### PROBLEM
Your task is to retype, word for word, the lines from the start of the data through the line holding "const LOW = '#e06663', HIGH = '#327eba';". Do not include the pictures.

### DATASET EXCERPT
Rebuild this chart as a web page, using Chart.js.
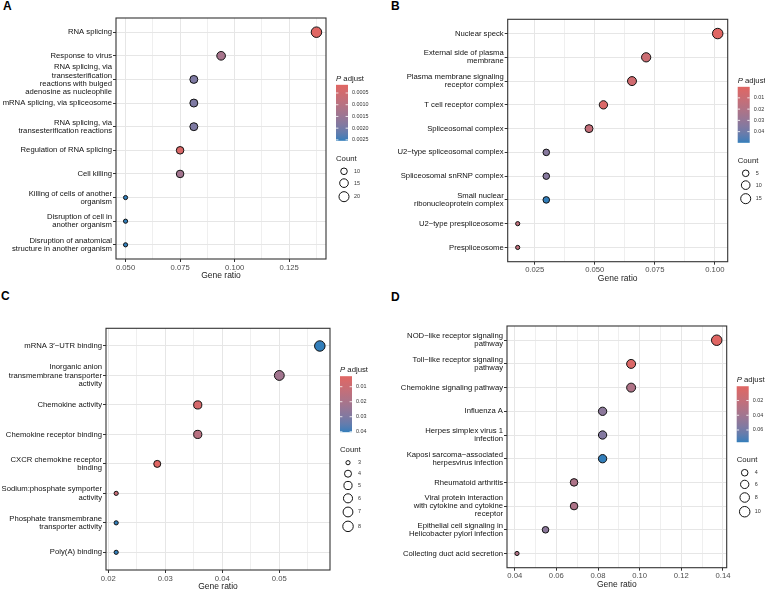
<!DOCTYPE html>
<html>
<head>
<meta charset="utf-8">
<script src="https://cdn.jsdelivr.net/npm/chart.js@4.4.1/dist/chart.umd.min.js"></script>
<style>
  html, body { margin: 0; padding: 0; background: #fff; width: 765px; height: 590px; overflow: hidden; }
  canvas { position: absolute; left: 0; top: 0; }
  .tag { position: absolute; font: bold 12px "Liberation Sans", Arial, sans-serif; line-height: 12px; color: #000; }
</style>
</head>
<body>
<div class="tag" style="left:3px;top:0px">A</div>
<div class="tag" style="left:391px;top:0px">B</div>
<div class="tag" style="left:1px;top:290px">C</div>
<div class="tag" style="left:391px;top:291px">D</div>
<canvas id="cA" width="765" height="600"></canvas>
<canvas id="cB" width="765" height="600"></canvas>
<canvas id="cC" width="765" height="600"></canvas>
<canvas id="cD" width="765" height="600"></canvas>
<script>
const FONT = '"Liberation Sans", Arial, sans-serif';
const LOW = '#e06663', HIGH = '#327eba';

// ---- A: biological process
const termsA = [
  'RNA splicing',
  'Response to virus',
  ['RNA splicing, via', 'transesterification', 'reactions with bulged', 'adenosine as nucleophile'],
  'mRNA splicing, via spliceosome',
  ['RNA splicing, via', 'transesterification reactions'],
  'Regulation of RNA splicing',
  'Cell killing',
  ['Killing of cells of another', 'organism'],
  ['Disruption of cell in', 'another organism'],
  ['Disruption of anatomical', 'structure in another organism']
];
const ratioA = [0.1375, 0.0938, 0.0813, 0.0813, 0.0813, 0.075, 0.075, 0.05, 0.05, 0.05];
const countA = [22, 15, 13, 13, 13, 12, 12, 8, 8, 8];
const padjA = [0.00015, 0.00128, 0.0019, 0.0019, 0.0019, 0.00028, 0.00135, 0.00254, 0.00254, 0.00254];
const xTicksA = [0.05, 0.075, 0.1, 0.125];
const xLabelsA = ['0.050', '0.075', '0.100', '0.125'];
const pTicksA = [0.0005, 0.001, 0.0015, 0.002, 0.0025];
const pLabelsA = ['0.0005', '0.0010', '0.0015', '0.0020', '0.0025'];
const sizeKeysA = [10, 15, 20];

// ---- B: cellular component
const termsB = [
  'Nuclear speck',
  ['External side of plasma', 'membrane'],
  ['Plasma membrane signaling', 'receptor complex'],
  'T cell receptor complex',
  'Spliceosomal complex',
  'U2\u2212type spliceosomal complex',
  'Spliceosomal snRNP complex',
  ['Small nuclear', 'ribonucleoprotein complex'],
  'U2\u2212type prespliceosome',
  'Prespliceosome'
];
const ratioB = [0.1012, 0.0714, 0.0655, 0.0536, 0.0476, 0.0298, 0.0298, 0.0298, 0.0179, 0.0179];
const countB = [17, 12, 11, 9, 8, 5, 5, 5, 3, 3];
const padjB = [0.0002, 0.0095, 0.0075, 0.003, 0.0125, 0.034, 0.034, 0.0499, 0.014, 0.014];
const xTicksB = [0.025, 0.05, 0.075, 0.1];
const xLabelsB = ['0.025', '0.050', '0.075', '0.100'];
const pTicksB = [0.01, 0.02, 0.03, 0.04];
const pLabelsB = ['0.01', '0.02', '0.03', '0.04'];
const sizeKeysB = [5, 10, 15];

// ---- C: molecular function
const termsC = [
  'mRNA 3\u2032\u2212UTR binding',
  ['Inorganic anion', 'transmembrane transporter', 'activity'],
  'Chemokine activity',
  'Chemokine receptor binding',
  ['CXCR chemokine receptor', 'binding'],
  ['Sodium:phosphate symporter', 'activity'],
  ['Phosphate transmembrane', 'transporter activity'],
  'Poly(A) binding'
];
const ratioC = [0.0571, 0.05, 0.0357, 0.0357, 0.0286, 0.0214, 0.0214, 0.0214];
const countC = [8, 7, 5, 5, 4, 3, 3, 3];
const padjC = [0.0403, 0.022, 0.0065, 0.016, 0.003, 0.011, 0.0403, 0.0403];
const xTicksC = [0.02, 0.03, 0.04, 0.05];
const xLabelsC = ['0.02', '0.03', '0.04', '0.05'];
const pTicksC = [0.01, 0.02, 0.03, 0.04];
const pLabelsC = ['0.01', '0.02', '0.03', '0.04'];
const sizeKeysC = [3, 4, 5, 6, 7, 8];

// ---- D: KEGG
const termsD = [
  ['NOD\u2212like receptor signaling', 'pathway'],
  ['Toll\u2212like receptor signaling', 'pathway'],
  'Chemokine signaling pathway',
  'Influenza A',
  ['Herpes simplex virus 1', 'infection'],
  ['Kaposi sarcoma\u2212associated', 'herpesvirus infection'],
  'Rheumatoid arthritis',
  ['Viral protein interaction', 'with cytokine and cytokine', 'receptor'],
  ['Epithelial cell signaling in', 'Helicobacter pylori infection'],
  'Collecting duct acid secretion'
];
const ratioD = [0.137, 0.0959, 0.0959, 0.0822, 0.0822, 0.0822, 0.0685, 0.0685, 0.0548, 0.0411];
const countD = [10, 7, 7, 6, 6, 6, 5, 5, 4, 3];
const padjD = [0.0006, 0.004, 0.032, 0.05, 0.054, 0.0766, 0.033, 0.033, 0.05, 0.031];
const xTicksD = [0.04, 0.06, 0.08, 0.1, 0.12, 0.14];
const xLabelsD = ['0.04', '0.06', '0.08', '0.10', '0.12', '0.14'];
const pTicksD = [0.02, 0.04, 0.06];
const pLabelsD = ['0.02', '0.04', '0.06'];
const sizeKeysD = [4, 6, 8, 10];

// colour ramp in Lab, like ggplot's gradient
function hexRgb(h) { return [1, 3, 5].map(i => parseInt(h.slice(i, i + 2), 16)); }
function toLab(rgb) {
  const [R, G, B] = rgb.map(c => { c /= 255; return c <= 0.04045 ? c / 12.92 : Math.pow((c + 0.055) / 1.055, 2.4); });
  const X = (0.4124564 * R + 0.3575761 * G + 0.1804375 * B) / 0.95047;
  const Y = 0.2126729 * R + 0.7151522 * G + 0.0721750 * B;
  const Z = (0.0193339 * R + 0.1191920 * G + 0.9503041 * B) / 1.08883;
  const f = t => t > 0.008856 ? Math.cbrt(t) : 7.787 * t + 16 / 116;
  const fx = f(X), fy = f(Y), fz = f(Z);
  return [116 * fy - 16, 500 * (fx - fy), 200 * (fy - fz)];
}
function fromLab([L, a, b]) {
  const fy = (L + 16) / 116, fx = fy + a / 500, fz = fy - b / 200;
  const g = t => { const t3 = t * t * t; return t3 > 0.008856 ? t3 : (t - 16 / 116) / 7.787; };
  const X = g(fx) * 0.95047, Y = g(fy), Z = g(fz) * 1.08883;
  const lin = [3.2404542 * X - 1.5371385 * Y - 0.4985314 * Z,
               -0.9692660 * X + 1.8760108 * Y + 0.0415560 * Z,
               0.0556434 * X - 0.2040259 * Y + 1.0572252 * Z];
  return lin.map(c => {
    c = c <= 0.0031308 ? 12.92 * c : 1.055 * Math.pow(c, 1 / 2.4) - 0.055;
    return Math.round(Math.min(1, Math.max(0, c)) * 255);
  });
}
const LAB_LO = toLab(hexRgb(LOW)), LAB_HI = toLab(hexRgb(HIGH));
function ramp(t) {
  t = Math.min(1, Math.max(0, t));
  return 'rgb(' + fromLab(LAB_LO.map((v, i) => v + (LAB_HI[i] - v) * t)).join(',') + ')';
}

const boxPlugin = {
  id: 'panelBox',
  afterDraw(chart) {
    const a = chart.chartArea, ctx = chart.ctx;
    ctx.save();
    ctx.strokeStyle = '#333';
    ctx.lineWidth = 1.1;
    ctx.strokeRect(a.left, a.top, a.right - a.left, a.bottom - a.top);
    ctx.restore();
  }
};

function makePanel(id, p) {
  const n = p.terms.length;
  const pMin = Math.min(...p.padj), pMax = Math.max(...p.padj);
  const cMin = Math.min(...p.count), cMax = Math.max(...p.count);
  const lo = Math.min(...p.ratio), hi = Math.max(...p.ratio);
  const xMin = lo - (hi - lo) * 0.05, xMax = hi + (hi - lo) * 0.05;

  // major ticks plus minor ones half way
  const step = p.xTicks[1] - p.xTicks[0];
  const ticks = p.xTicks.map((v, i) => ({ value: v, major: true, label: p.xLabels[i] }));
  for (let i = -1; i < p.xTicks.length; i++) {
    const v = p.xTicks[0] + (i + 0.5) * step;
    if (v > xMin && v < xMax) ticks.push({ value: v, major: false, label: '' });
  }
  ticks.sort((a, b) => a.value - b.value);
  const findTick = v => ticks.find(t => Math.abs(t.value - v) < step * 0.01);
  const isMajor = c => { const t = c.tick && findTick(c.tick.value); return t && t.major; };

  const outerR = c => 2.6 + 3.15 * Math.sqrt(cMax > cMin ? (c - cMin) / (cMax - cMin) : 1);
  const colour = v => ramp((v - pMin) / (pMax - pMin));

  const legendPlugin = {
    id: 'keys',
    afterDraw(chart) {
      const a = chart.chartArea, ctx = chart.ctx;
      const x0 = a.right + 10;
      // vertical layout relative to title
      const d = p.sizeKeys.map(c => outerR(c) * 2);
      const cy = [92.5];
      for (let i = 1; i < d.length; i++) cy.push(cy[i - 1] + Math.max(11, (d[i - 1] + d[i]) / 2 + 3.2));
      const hb = cy[cy.length - 1] + d[d.length - 1] / 2 + 4;
      const y0 = (a.top + a.bottom) / 2 - hb / 2 + 4;
      ctx.save();
      ctx.textBaseline = 'middle';
      ctx.textAlign = 'left';
      ctx.fillStyle = '#1a1a1a';
      ctx.font = 'italic 7.75px ' + FONT;
      ctx.fillText('P', x0, y0);
      const pw = ctx.measureText('P').width;
      ctx.font = '7.75px ' + FONT;
      ctx.fillText(' adjust', x0 + pw, y0);
      // colour bar
      const bt = y0 + 6, bh = 56, bw = 12;
      const grad = ctx.createLinearGradient(0, bt, 0, bt + bh);
      for (let k = 0; k <= 20; k++) grad.addColorStop(k / 20, ramp(k / 20));
      ctx.fillStyle = grad;
      ctx.fillRect(x0, bt, bw, bh);
      ctx.strokeStyle = '#fff';
      ctx.lineWidth = 0.8;
      ctx.font = '5.4px ' + FONT;
      p.pTicks.forEach((v, i) => {
        const y = bt + (v - pMin) / (pMax - pMin) * bh;
        ctx.beginPath();
        ctx.moveTo(x0, y); ctx.lineTo(x0 + 2.4, y);
        ctx.moveTo(x0 + bw - 2.4, y); ctx.lineTo(x0 + bw, y);
        ctx.stroke();
        ctx.fillStyle = '#333';
        ctx.fillText(p.pLabels[i], x0 + 16, y);
      });
      // size keys
      ctx.fillStyle = '#1a1a1a';
      ctx.font = '7.75px ' + FONT;
      ctx.fillText('Count', x0, y0 + 80);
      p.sizeKeys.forEach((c, i) => {
        const y = y0 + cy[i];
        ctx.beginPath();
        ctx.arc(x0 + 8, y, outerR(c) - 0.5, 0, Math.PI * 2);
        ctx.fillStyle = '#fff';
        ctx.fill();
        ctx.strokeStyle = '#111';
        ctx.lineWidth = 1;
        ctx.stroke();
        ctx.fillStyle = '#333';
        ctx.font = '5.4px ' + FONT;
        ctx.fillText(String(c), x0 + 18, y);
      });
      ctx.restore();
    }
  };

  new Chart(document.getElementById(id), {
    type: 'bubble',
    data: {
      datasets: [{
        data: p.ratio.map((x, i) => ({ x: x, y: i, r: outerR(p.count[i]) - 0.5 })),
        backgroundColor: p.padj.map(colour),
        borderColor: '#111',
        borderWidth: 1
      }]
    },
    options: {
      responsive: false,
      animation: false,
      events: [],
      layout: {
        padding: { left: p.box.padL, right: 765 - p.box.r, top: p.box.t, bottom: 600 - p.box.b - 22 }
      },
      plugins: { legend: { display: false }, tooltip: { enabled: false } },
      scales: {
        x: {
          type: 'linear',
          min: xMin,
          max: xMax,
          afterBuildTicks: s => { s.ticks = ticks.map(t => ({ value: t.value })); },
          afterFit: s => { s.height = 22; },
          border: { display: false },
          grid: {
            color: c => isMajor(c) ? '#e6e6e6' : '#efefef',
            lineWidth: 1,
            tickLength: 3,
            tickColor: c => isMajor(c) ? '#333' : 'rgba(0,0,0,0)'
          },
          ticks: {
            autoSkip: false,
            maxRotation: 0,
            padding: 1,
            color: '#4d4d4d',
            font: { family: FONT, size: 7.7 },
            callback: v => { const t = findTick(v); return t ? t.label : ''; }
          },
          title: {
            display: true,
            text: 'Gene ratio',
            color: '#1a1a1a',
            font: { family: FONT, size: 8.5, lineHeight: 1.2 },
            padding: 0
          }
        },
        y: {
          type: 'linear',
          reverse: true,
          min: -0.6,
          max: n - 0.4,
          afterBuildTicks: s => { s.ticks = p.terms.map((t, i) => ({ value: i })); },
          afterFit: s => { s.width = p.box.l - p.box.padL; },
          border: { display: false },
          grid: { color: '#e6e6e6', lineWidth: 1, tickLength: 3, tickColor: '#333' },
          ticks: {
            autoSkip: false,
            padding: 1,
            color: '#111',
            font: { family: FONT, size: 7.7, lineHeight: 1.05 },
            callback: v => p.terms[Math.round(v)]
          }
        }
      }
    },
    plugins: [boxPlugin, legendPlugin]
  });
}

makePanel('cA', { terms: termsA, ratio: ratioA, count: countA, padj: padjA, xTicks: xTicksA, xLabels: xLabelsA,
  pTicks: pTicksA, pLabels: pLabelsA, sizeKeys: sizeKeysA, box: { padL: 0, l: 116, r: 326, t: 18, b: 259 } });
makePanel('cB', { terms: termsB, ratio: ratioB, count: countB, padj: padjB, xTicks: xTicksB, xLabels: xLabelsB,
  pTicks: pTicksB, pLabels: pLabelsB, sizeKeys: sizeKeysB, box: { padL: 380, l: 507.7, r: 727.7, t: 19.3, b: 261.7 } });
makePanel('cC', { terms: termsC, ratio: ratioC, count: countC, padj: padjC, xTicks: xTicksC, xLabels: xLabelsC,
  pTicks: pTicksC, pLabels: pLabelsC, sizeKeys: sizeKeysC, box: { padL: 0, l: 106, r: 330, t: 328.3, b: 570 } });
makePanel('cD', { terms: termsD, ratio: ratioD, count: countD, padj: padjD, xTicks: xTicksD, xLabels: xLabelsD,
  pTicks: pTicksD, pLabels: pLabelsD, sizeKeys: sizeKeysD, box: { padL: 380, l: 507, r: 726.7, t: 326, b: 567.7 } });
</script>
</body>
</html>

### RESPONSE TO THE TASK
Rebuild this chart as a web page, using Chart.js.
<!DOCTYPE html>
<html>
<head>
<meta charset="utf-8">
<script src="https://cdn.jsdelivr.net/npm/chart.js@4.4.1/dist/chart.umd.min.js"></script>
<style>
  html, body { margin: 0; padding: 0; background: #fff; width: 765px; height: 590px; overflow: hidden; }
  canvas { position: absolute; left: 0; top: 0; }
  .tag { position: absolute; font: bold 12px "Liberation Sans", Arial, sans-serif; line-height: 12px; color: #000; }
</style>
</head>
<body>
<div class="tag" style="left:3px;top:0px">A</div>
<div class="tag" style="left:391px;top:0px">B</div>
<div class="tag" style="left:1px;top:290px">C</div>
<div class="tag" style="left:391px;top:291px">D</div>
<canvas id="cA" width="765" height="600"></canvas>
<canvas id="cB" width="765" height="600"></canvas>
<canvas id="cC" width="765" height="600"></canvas>
<canvas id="cD" width="765" height="600"></canvas>
<script>
const FONT = '"Liberation Sans", Arial, sans-serif';
const LOW = '#e06663', HIGH = '#327eba';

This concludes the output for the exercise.